Since the start of Boko Haram’s insurgency in Norther Nigeria, no single act of violence committed by the group has succeeded in provoking such an intense degree of revulsion worldwide as the now well-documented Chibok kidnappings. These have served to focus attention on numerous earlier attacks carried out on government schools, and also on an ideology which views Western-style education in Northern Nigeria as the source for the region’s host of woes. Moreover, it provides a point of departure for an examination of heretofore overlooked personalities, groups, and events inside Nigeria which may contribute to our understanding of Boko Haram, its behavior and its sources of support.
Boko Haram is undoubtedly opposed to Western education, but is more generally opposed to Westernization’s influence on Northern Nigeria. Though the group’s formal name is Jama’atu Ahlis Sunna Lidda’awati wal-Jihad, or “People Committed to the Propagation of the Prophet’s Teachings and Jihad,” its familiar name, ‘Boko Haram’, often interpreted as meaning “Western education is forbidden,” would seem to evince an ideological hatred of non-Islamic literacy. Yet, the sobriquet means a great deal more. While ‘haram’, an Arabic loanword, refers to that which is forbidden in Islam, according to Paul Newman, Professor Emeritus in linguistics at Indiana University, ‘boko’ is a Hausa word which means “Something (an idea or object) that involves a fraud or any form of deception.” Western education is viewed by many Northern Nigerians as “a fraudulent deception being imposed upon the [Northern Muslim] population by a conquering European force” which undermines traditional Northern values. The name Boko Haram, thus, might well be considered shorthand for an ideology opposed to Westernization generally and to Western education in Northern Nigeria, the conduit of Westernization, specifically.

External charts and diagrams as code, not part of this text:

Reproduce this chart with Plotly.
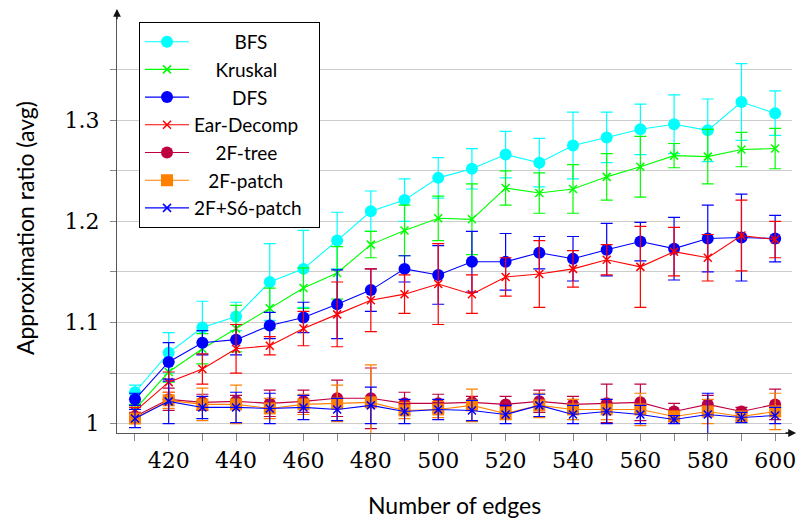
import plotly.graph_objects as go

edges = [410, 420, 430, 440, 450, 460, 470, 480, 490, 500,
         510, 520, 530, 540, 550, 560, 570, 580, 590, 600]

bfs = [1.031, 1.070, 1.095, 1.106, 1.140, 1.153, 1.181, 1.210, 1.221, 1.243,
       1.252, 1.266, 1.258, 1.275, 1.283, 1.291, 1.296, 1.290, 1.318, 1.307]
bfs_err = [0.007, 0.020, 0.026, 0.014, 0.038, 0.038, 0.028, 0.020, 0.021, 0.020,
           0.020, 0.023, 0.024, 0.033, 0.025, 0.025, 0.029, 0.031, 0.038, 0.022]

kruskal = [1.014, 1.051, 1.074, 1.094, 1.114, 1.134, 1.149, 1.177, 1.191, 1.203,
           1.202, 1.233, 1.228, 1.232, 1.244, 1.254, 1.265, 1.264, 1.271, 1.272]
kruskal_err = [0.005, 0.010, 0.015, 0.023, 0.020, 0.020, 0.026, 0.013, 0.025, 0.022,
               0.035, 0.017, 0.020, 0.024, 0.023, 0.030, 0.012, 0.027, 0.017, 0.020]

dfs = [1.024, 1.061, 1.080, 1.083, 1.097, 1.105, 1.118, 1.132, 1.153, 1.147,
       1.160, 1.160, 1.169, 1.163, 1.172, 1.180, 1.173, 1.183, 1.184, 1.183]
dfs_err = [0.006, 0.019, 0.012, 0.015, 0.013, 0.015, 0.034, 0.021, 0.013, 0.029,
           0.030, 0.028, 0.016, 0.022, 0.026, 0.019, 0.031, 0.033, 0.043, 0.023]

ear = [1.012, 1.041, 1.054, 1.074, 1.077, 1.094, 1.108, 1.122, 1.128, 1.138,
       1.128, 1.145, 1.148, 1.153, 1.162, 1.155, 1.170, 1.164, 1.186, 1.182]
ear_err = [0.004, 0.010, 0.015, 0.024, 0.009, 0.017, 0.032, 0.031, 0.019, 0.040,
           0.019, 0.019, 0.033, 0.018, 0.015, 0.040, 0.024, 0.023, 0.035, 0.018]

tree2f = [1.007, 1.024, 1.021, 1.022, 1.020, 1.022, 1.025, 1.025, 1.020, 1.020,
          1.021, 1.019, 1.022, 1.019, 1.020, 1.021, 1.012, 1.019, 1.012, 1.019]
tree2f_err = [0.004, 0.011, 0.008, 0.006, 0.013, 0.011, 0.018, 0.030, 0.011, 0.009,
              0.006, 0.008, 0.011, 0.008, 0.019, 0.018, 0.008, 0.009, 0.004, 0.015]

patch2f = [1.005, 1.023, 1.019, 1.019, 1.015, 1.019, 1.020, 1.021, 1.013, 1.014,
           1.018, 1.010, 1.018, 1.014, 1.014, 1.014, 1.007, 1.012, 1.007, 1.012]
patch2f_err = [0.004, 0.008, 0.016, 0.019, 0.010, 0.010, 0.018, 0.037, 0.008, 0.008,
               0.016, 0.006, 0.012, 0.010, 0.010, 0.016, 0.005, 0.012, 0.004, 0.018]

s6patch = [1.005, 1.022, 1.016, 1.016, 1.015, 1.016, 1.014, 1.018, 1.012, 1.014,
           1.013, 1.009, 1.018, 1.009, 1.012, 1.009, 1.004, 1.009, 1.006, 1.008]
s6patch_err = [0.009, 0.022, 0.011, 0.015, 0.015, 0.012, 0.011, 0.018, 0.012, 0.010,
               0.010, 0.009, 0.011, 0.009, 0.012, 0.009, 0.004, 0.021, 0.005, 0.008]

x_ticks = [420, 440, 460, 480, 500, 520, 540, 560, 580, 600]
x_minor = [410, 430, 450, 470, 490, 510, 530, 550, 570, 590]
y_ticks = [1, 1.05, 1.1, 1.15, 1.2, 1.25, 1.3, 1.35]
y_ticktext = ["1", "", "1.1", "", "1.2", "", "1.3", ""]

EN = "\u2002"
TH = "\u2009"
TAIL = EN + TH
series = [
    ("BFS", EN * 4 + TH, bfs, bfs_err, "#00FFFF", "circle", 12),
    ("Kruskal", EN * 2 + TH, kruskal, kruskal_err, "#00FF00", "x-thin", 8),
    ("DFS", EN * 4, dfs, dfs_err, "#0000FF", "circle", 12),
    ("Ear-Decomp", "", ear, ear_err, "#FF0000", "x-thin", 8),
    ("2F-tree", EN * 2 + TH, tree2f, tree2f_err, "#BF0040", "circle", 12),
    ("2F-patch", EN + TH * 2, patch2f, patch2f_err, "#FF8000", "square", 12),
    ("2F+S6-patch", "", s6patch, s6patch_err, "#0000FF", "x-thin", 8),
]

fig = go.Figure()
for name, pad, ys, errs, color, sym, size in series:
    thin = sym == "x-thin"
    fig.add_trace(go.Scatter(
        x=edges, y=ys, name=pad + name + TAIL, mode="lines+markers",
        line=dict(color=color, width=1.1),
        marker=dict(symbol=sym, size=size, color=color,
                    line=dict(color=color, width=1.5 if thin else 0)),
        error_y=dict(type="data", array=errs, visible=True,
                     color=color, thickness=1.2, width=6),
    ))

TICKFONT = dict(family="DejaVu Serif", size=22, color="black")

fig.update_layout(
    width=811, height=520,
    margin=dict(l=109, r=27, t=2, b=95, autoexpand=False),
    paper_bgcolor="white", plot_bgcolor="white",
    showlegend=True,
    legend=dict(
        x=0.0326, y=0.972, xanchor="left", yanchor="top",
        bgcolor="white", bordercolor="black", borderwidth=1,
        font=dict(family="Lato", size=19, color="black"),
        itemwidth=44,
    ),
    xaxis=dict(
        range=[404.66, 605], tickvals=x_ticks, automargin=False,
        showgrid=False, zeroline=False,
        showline=True, linecolor="#555555", linewidth=1.3,
        ticks="outside", ticklen=7, tickcolor="#888888", tickwidth=1,
        minor=dict(tickvals=x_minor, ticks="outside", ticklen=7,
                   tickcolor="#888888", showgrid=False),
        tickfont=TICKFONT,
    ),
    yaxis=dict(
        range=[0.9907, 1.409], tickvals=y_ticks, ticktext=y_ticktext,
        automargin=False,
        showgrid=True, gridcolor="#cccccc", gridwidth=1, zeroline=False,
        showline=True, linecolor="#555555", linewidth=1.3,
        ticks="outside", ticklen=6, tickcolor="#888888", tickwidth=1,
        ticklabelstandoff=6,
        tickfont=TICKFONT,
    ),
    annotations=[
        dict(x=1.006, y=0, xref="paper", yref="paper", ax=-12, ay=0,
             showarrow=True, arrowhead=2, arrowsize=1.2, arrowwidth=1.3,
             arrowcolor="#111111", text=""),
        dict(x=0, y=1.003, xref="paper", yref="paper", ax=0, ay=12,
             showarrow=True, arrowhead=2, arrowsize=1.2, arrowwidth=1.3,
             arrowcolor="#111111", text=""),
        dict(x=0.5007, y=-0.170, xref="paper", yref="paper",
             xanchor="center", yanchor="middle", showarrow=False,
             text="Number of edges",
             font=dict(family="Lato", size=23, color="black")),
        dict(x=-0.136, y=0.485, xref="paper", yref="paper",
             xanchor="center", yanchor="middle", showarrow=False,
             textangle=-90, text="Approximation ratio (avg)",
             font=dict(family="Lato", size=23, color="black")),
    ],
)

fig.write_html("out.html")
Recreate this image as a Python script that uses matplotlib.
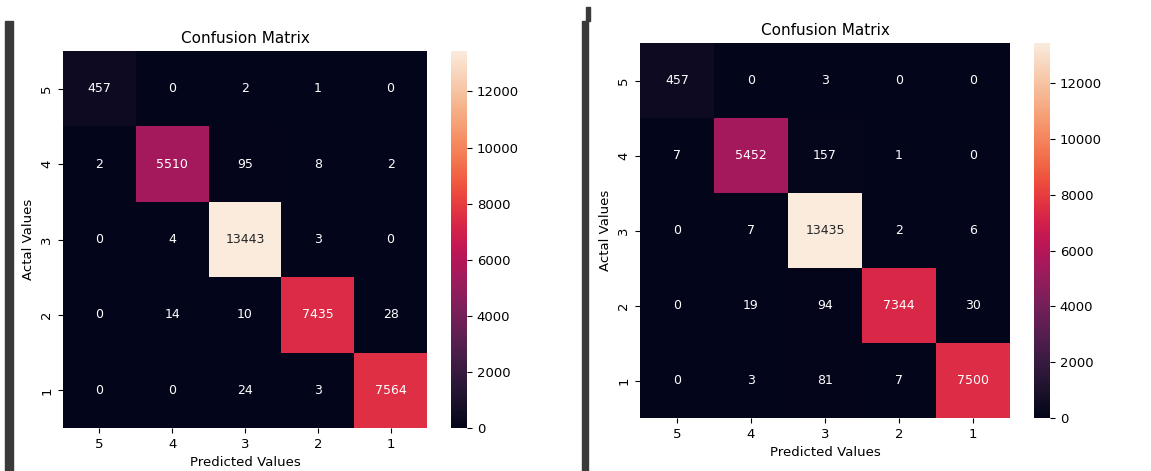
import numpy as np
import matplotlib
matplotlib.use("Agg")
import matplotlib.pyplot as plt
import seaborn as sns
from matplotlib.patches import Rectangle

labels = [5, 4, 3, 2, 1]

cm_left = np.array([
    [457, 0, 2, 1, 0],
    [2, 5510, 95, 8, 2],
    [0, 4, 13443, 3, 0],
    [0, 14, 10, 7435, 28],
    [0, 0, 24, 3, 7564],
])

cm_right = np.array([
    [457, 0, 3, 0, 0],
    [7, 5452, 157, 1, 0],
    [0, 7, 13435, 2, 6],
    [0, 19, 94, 7344, 30],
    [0, 3, 81, 7, 7500],
])

W, H = 1151, 471
fig = plt.figure(figsize=(W / 100, H / 100), dpi=100)

def box(x0, y0, x1, y1):
    # pixel box (top-left origin) -> figure fraction rect
    return [x0 / W, (H - y1) / H, (x1 - x0) / W, (y1 - y0) / H]

panels = [
    (cm_left, box(63, 51, 427, 428), box(451, 51, 467, 428)),
    (cm_right, box(640, 43, 1010, 418), box(1034, 43, 1050, 418)),
]

for cm, axrect, cbrect in panels:
    ax = fig.add_axes(axrect)
    cax = fig.add_axes(cbrect)
    sns.heatmap(cm, annot=True, fmt="d", cmap="rocket", ax=ax, cbar_ax=cax,
                xticklabels=labels, yticklabels=labels,
                annot_kws={"fontsize": 9})
    ax.set_title("Confusion Matrix", fontsize=11)
    ax.set_xlabel("Predicted Values", fontsize=9.5)
    ax.set_ylabel("Actal Values", fontsize=9.5)
    ax.tick_params(labelsize=9.5)
    plt.setp(ax.get_yticklabels(), rotation=90, va="center")
    plt.setp(ax.get_xticklabels(), rotation=0)
    cax.tick_params(labelsize=9.5)

# dark screenshot edges
fig.patches.append(Rectangle((5 / W, 0), 8 / W, (H - 21) / H, transform=fig.transFigure,
                             color="#3a3a3a", zorder=10))
fig.patches.append(Rectangle((582 / W, 0), 6 / W, (H - 21) / H, transform=fig.transFigure,
                             color="#3a3a3a", zorder=10))
fig.patches.append(Rectangle((586 / W, (H - 21) / H), 4 / W, 14 / H, transform=fig.transFigure,
                             color="#3a3a3a", zorder=10))

fig.savefig("out.png", dpi=100)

It is important to understand that this ideology opposing Westernization and Western education embraced by Boko Haram was not constructed by Boko Haram itself. Rather, it is an ideology which for decades has been clearly articulated and accepted by Northern Nigerian academics, politicians, military officers, traditional rulers, and university students to explain how, as they contend, the Western-style educational system imposed on Northern Nigeria by its British colonial masters—-a system which according to Usman Bugaje, a prominent Northern leader, is “not only decidedly secular but had taken a position against God and made materialism and hedonism the ultimate in life”—-subverted the North’s traditional Islamic values, and replaced “morality, that sense of right and wrong which only consciousness of God confers,” with a kind of ruthless materialism. Blame for the disparity between Nigeria’s impoverished Muslim North and more-well-to-do largely-Christian South, as well as the rapacity of Nigeria’s leaders, is laid at the feet of Western education. As Bugaje asked, “If not from our educational institutions, where then is it [this decay and retrogression] coming from?”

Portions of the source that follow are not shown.